The important thing is, when forcing intercept to 0, SST (Sum of Squares Total) was not calculated by Σ(yi - ȳ)2
, but just Σ(yi)2
. Also, SSR (Sum of Squares due to regression) was not calculated by Σ(ŷi - ȳ)2
, but Σ(ŷi)2
. Only SSE (Sum of Squared Error) was calculated by Σ(yi - ŷi)2
.
Therefore, the value of SST and SSR will be dramatically increased. The mistake would start from here. If we still think R2 = SSR / SST
, and calculate R2 when forcing intercept to zero, it will be ≈ 0.9938 (= 2999131.15 / 3017806.25). This value is the same as Excel provided when forcing intercept to zero.
Sometimes, programs are wrong
When programs provide you with certain values, you usually accept them without any doubts. However, when forcing the intercept to zero, the calculation R2 = SSR / SST
is incorrect. Instead, when forcing the intercept to zero, R2 should be calculated as shown below.
1 – SSE (when intercept is 0) / SST (when intercept exists)
Only the SSE (Sum of Squared Error) is calculated as Σ(yi - ŷi)2
, regardless of the presence of an intercept. However, SST (Sum of Squares Total) and SSR (Sum of Squares due to Regression) are not computed in the same way when the intercept is forced to zero. Therefore, we cannot use SST and SSR values obtained under a different modeling assumption to calculate R2 with a zero intercept.
This equation was cross-checked with several statisticians.

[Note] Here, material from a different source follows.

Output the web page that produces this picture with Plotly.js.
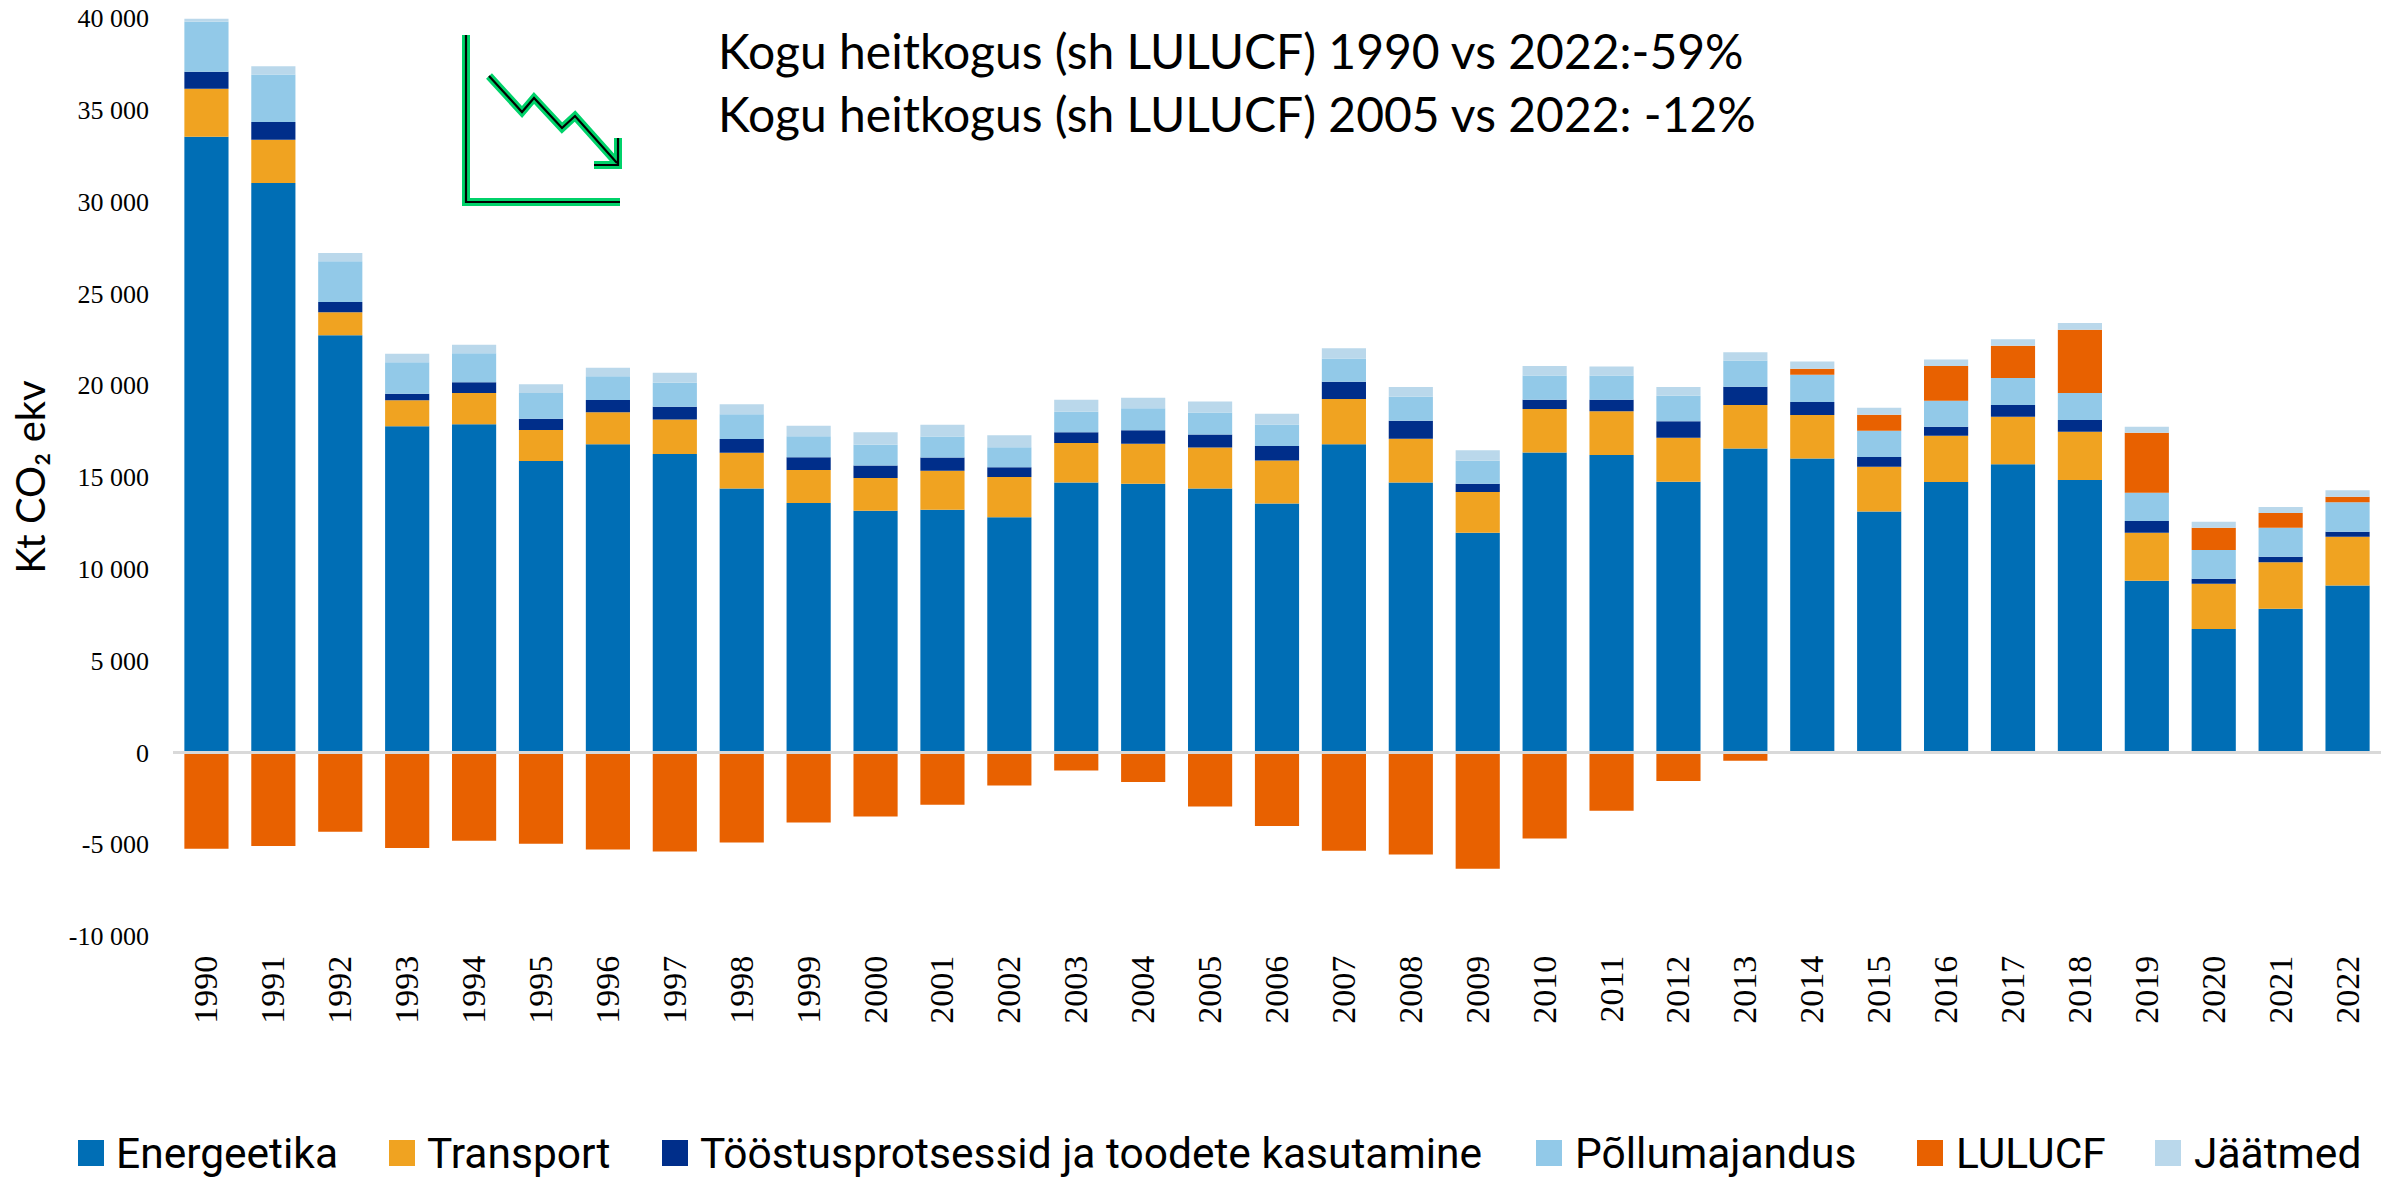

https://stats.stackexchange.com/questions/495217/when-forcing-intercept-to-zero-how-r-squared-is-changed
If we calculate R2 when forcing the intercept to zero using the equation I suggested above,
R2
= 1 - 18675.90 / 149735.93 ≈ 0.875
R2 will be 0.875
“Regression fitting is based on minimizing error. Therefore, if we artificially manipulate it, R2 should be decreased. In other words, if we artificially manipulate the fitting and can obtain a better R2, the original regression model is wrong!”
FYI
I found different language version of Excel provides different R2. English Excel version calculated a wrong R2 (0.9938) while Spanish Excel version calculated a correct R2 (0.875). I don’t know why. I’m wondering how about other language versions of Excel.